Poetastry in emotion

Taking fuzzy aim at an obscure target.

THERE ARE TROUBLED marriages, and there are bad marriages. And, at the ultraviolet end of the spectrum, there are marriages to writers, if The Psychic Life of Savages is to be believed. Amy Freed’s celebrated play is a satirical send-up of the lives and miseries of a quartet of poets writing in the America of the 1950s and ’60s. Fictional versions of Sylvia Plath, Ted Hughes, Anne Sexton, and Robert Lowell (sharing only first names and some characteristics with their real-life counterparts) mate, relate, spar, and ultimately destroy each other, spouting reams of bad poetry in the process as a justification for their bad behavior.


The Psychic Life of Savages

Empty Space Theater till December 5


Ted (Eric Ray Anderson) and Sylvia’s (Betsy Schwartz) passionate relationship is initiated through poetry and, more significantly, through criticism. He trashes her undergraduate efforts, and in turn she astutely reveals his epic “Afternoon of a Slug” to be all about male impotence. After they’re married, he’s given to vituperative attacks on her ceaseless complaints about not writing, while she deconstructs his work for its misogyny. Meanwhile, Anne (Lori Larsen) and Robert (Will Marchetti) begin an extramarital affair that’s long on poetry but short on physicality, with the aged “poet laureate” hopeful that their “sensuous naps” are enough to curb his mistress’s carnal appetites.

The evening has some real pleasures, due mostly to the fine comic cast, particularly Larsen and actor Ian Bell. Larsen exults in the lazy bitchiness of the worst mother/wife ever, a woman who chooses to upstage her daughter’s 16th birthday party by staging a suicide. Bell, appearing in multiple roles, elevates the comic energy of the show whenever he’s on stage, whether as the downtrodden husband of Anne, an unctuous interviewer, or a beatnik friend of Robert’s with a barely suppressed exhibitionist streak.

But, ultimately, what’s the point of all this? Freed’s satirical swipes are broad and often wide of the mark, and her parodies of the poetry of the illustrious quartet are at best amusing and at worst bewilderingly bad. Director Leslie Swackamer plays the material as broadly as possible, which is really the only way to go. (One shudders to contemplate any company taking these people or this poetry seriously.) And for several stretches of time everything goes well. Watching Anne and Sylvia cheerfully discuss suicide options or Robert and Ted try to outdo each other’s scatological content on a radio show is genuinely funny. But the writing is all sprinting, not long distance, and while the occasional 10 or 15 minutes works well, Freed somehow or other was encouraged to write three acts of this stuff.

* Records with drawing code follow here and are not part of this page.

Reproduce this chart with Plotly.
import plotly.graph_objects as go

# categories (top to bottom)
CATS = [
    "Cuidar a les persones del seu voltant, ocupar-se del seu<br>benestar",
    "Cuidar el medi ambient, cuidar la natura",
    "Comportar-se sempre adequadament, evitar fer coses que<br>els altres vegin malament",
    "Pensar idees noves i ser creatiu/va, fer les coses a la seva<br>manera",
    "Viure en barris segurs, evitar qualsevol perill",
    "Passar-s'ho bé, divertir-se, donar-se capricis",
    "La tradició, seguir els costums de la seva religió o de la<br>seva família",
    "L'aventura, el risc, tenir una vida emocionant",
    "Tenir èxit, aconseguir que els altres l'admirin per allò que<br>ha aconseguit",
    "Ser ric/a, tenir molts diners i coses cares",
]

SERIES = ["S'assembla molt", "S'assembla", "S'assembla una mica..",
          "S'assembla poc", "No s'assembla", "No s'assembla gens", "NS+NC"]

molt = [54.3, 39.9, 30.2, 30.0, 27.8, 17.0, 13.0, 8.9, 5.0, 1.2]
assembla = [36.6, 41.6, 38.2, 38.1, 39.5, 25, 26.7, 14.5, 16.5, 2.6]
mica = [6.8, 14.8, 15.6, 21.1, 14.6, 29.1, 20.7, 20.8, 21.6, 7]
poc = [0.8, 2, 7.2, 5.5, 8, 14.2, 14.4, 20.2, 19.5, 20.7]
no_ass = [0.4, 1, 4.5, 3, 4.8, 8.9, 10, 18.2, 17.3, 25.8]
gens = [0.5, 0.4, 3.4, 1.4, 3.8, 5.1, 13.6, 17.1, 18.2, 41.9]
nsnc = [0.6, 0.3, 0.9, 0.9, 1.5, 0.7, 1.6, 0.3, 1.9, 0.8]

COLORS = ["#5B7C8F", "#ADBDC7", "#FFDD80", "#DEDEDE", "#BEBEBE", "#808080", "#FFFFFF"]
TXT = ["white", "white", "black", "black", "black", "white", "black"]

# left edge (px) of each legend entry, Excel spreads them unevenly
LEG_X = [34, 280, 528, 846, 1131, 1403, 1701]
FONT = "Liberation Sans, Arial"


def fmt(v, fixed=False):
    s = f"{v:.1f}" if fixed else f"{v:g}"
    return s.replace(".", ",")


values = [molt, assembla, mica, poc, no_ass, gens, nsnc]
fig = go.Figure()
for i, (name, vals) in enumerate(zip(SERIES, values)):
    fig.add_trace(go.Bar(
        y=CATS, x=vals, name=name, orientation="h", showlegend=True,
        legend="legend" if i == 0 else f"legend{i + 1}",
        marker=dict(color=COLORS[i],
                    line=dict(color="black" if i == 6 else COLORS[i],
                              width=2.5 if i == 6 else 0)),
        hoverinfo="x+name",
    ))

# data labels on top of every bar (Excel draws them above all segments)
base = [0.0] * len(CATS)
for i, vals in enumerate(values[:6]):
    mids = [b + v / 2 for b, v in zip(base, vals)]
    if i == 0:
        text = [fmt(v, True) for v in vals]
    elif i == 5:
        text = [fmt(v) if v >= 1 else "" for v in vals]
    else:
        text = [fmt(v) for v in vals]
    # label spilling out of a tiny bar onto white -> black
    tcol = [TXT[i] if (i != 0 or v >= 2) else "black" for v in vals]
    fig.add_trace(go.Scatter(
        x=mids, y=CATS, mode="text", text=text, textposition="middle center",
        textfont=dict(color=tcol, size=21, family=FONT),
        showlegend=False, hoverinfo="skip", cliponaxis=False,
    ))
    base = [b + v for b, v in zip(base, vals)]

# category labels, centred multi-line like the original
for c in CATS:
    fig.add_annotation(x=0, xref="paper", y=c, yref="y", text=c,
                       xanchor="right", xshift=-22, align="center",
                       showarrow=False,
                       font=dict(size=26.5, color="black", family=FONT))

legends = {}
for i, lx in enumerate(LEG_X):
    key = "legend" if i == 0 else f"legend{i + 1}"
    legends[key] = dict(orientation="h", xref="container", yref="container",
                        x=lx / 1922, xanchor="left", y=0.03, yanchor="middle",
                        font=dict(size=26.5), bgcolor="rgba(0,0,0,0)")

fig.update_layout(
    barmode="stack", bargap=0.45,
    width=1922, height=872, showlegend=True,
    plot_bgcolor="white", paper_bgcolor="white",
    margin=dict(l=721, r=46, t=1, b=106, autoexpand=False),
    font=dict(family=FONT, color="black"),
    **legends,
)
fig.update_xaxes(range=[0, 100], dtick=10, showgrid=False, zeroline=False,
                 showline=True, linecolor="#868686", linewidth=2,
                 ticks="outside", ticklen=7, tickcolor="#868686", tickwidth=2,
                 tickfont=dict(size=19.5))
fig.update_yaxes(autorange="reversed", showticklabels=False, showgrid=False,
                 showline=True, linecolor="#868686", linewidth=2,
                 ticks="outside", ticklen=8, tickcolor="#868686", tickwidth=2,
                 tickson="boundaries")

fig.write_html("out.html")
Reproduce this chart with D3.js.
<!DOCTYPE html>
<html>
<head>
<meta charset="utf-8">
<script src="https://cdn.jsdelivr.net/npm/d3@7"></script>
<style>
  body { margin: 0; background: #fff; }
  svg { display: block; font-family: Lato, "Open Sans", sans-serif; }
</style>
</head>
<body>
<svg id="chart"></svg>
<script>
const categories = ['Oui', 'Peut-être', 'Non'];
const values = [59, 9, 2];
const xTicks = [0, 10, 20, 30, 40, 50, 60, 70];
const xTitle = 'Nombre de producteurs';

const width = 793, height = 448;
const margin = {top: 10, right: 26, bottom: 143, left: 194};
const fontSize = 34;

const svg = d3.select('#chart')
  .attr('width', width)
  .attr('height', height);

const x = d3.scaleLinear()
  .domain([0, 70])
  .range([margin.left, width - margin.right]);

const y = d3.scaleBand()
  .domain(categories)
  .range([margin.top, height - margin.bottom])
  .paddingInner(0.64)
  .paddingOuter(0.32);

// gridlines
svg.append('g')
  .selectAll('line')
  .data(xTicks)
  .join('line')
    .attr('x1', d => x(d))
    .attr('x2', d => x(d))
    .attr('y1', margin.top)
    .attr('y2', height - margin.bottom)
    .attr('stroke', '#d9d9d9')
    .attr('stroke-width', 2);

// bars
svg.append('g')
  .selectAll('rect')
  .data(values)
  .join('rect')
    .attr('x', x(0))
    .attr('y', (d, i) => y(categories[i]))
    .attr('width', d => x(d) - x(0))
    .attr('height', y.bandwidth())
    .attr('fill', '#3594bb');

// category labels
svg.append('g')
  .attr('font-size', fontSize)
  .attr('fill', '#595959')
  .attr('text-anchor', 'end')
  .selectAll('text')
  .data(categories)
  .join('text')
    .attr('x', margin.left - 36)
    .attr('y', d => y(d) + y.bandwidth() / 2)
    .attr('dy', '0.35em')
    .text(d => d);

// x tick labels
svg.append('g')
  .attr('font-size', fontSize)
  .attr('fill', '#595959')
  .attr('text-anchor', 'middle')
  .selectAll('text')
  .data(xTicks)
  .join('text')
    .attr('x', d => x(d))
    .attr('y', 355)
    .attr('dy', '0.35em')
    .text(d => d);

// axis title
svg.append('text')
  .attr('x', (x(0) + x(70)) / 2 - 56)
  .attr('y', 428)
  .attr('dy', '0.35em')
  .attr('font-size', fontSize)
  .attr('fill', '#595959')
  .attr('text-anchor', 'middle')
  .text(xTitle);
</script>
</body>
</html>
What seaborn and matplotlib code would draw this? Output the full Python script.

Maybe it’s not such a bad idea to treat these figures to a satiric basting. After all, as the 20th century weaves unsteadily out the door, the alcohol-driven excesses and “bad daddy, hungry mommy” obsessions of these writers does reveal an unpleasant weakness for self-indulgent infantilism. But if such a treatment is required, one would hope for a sharper and more perceptive attack than what Freed manages to mount.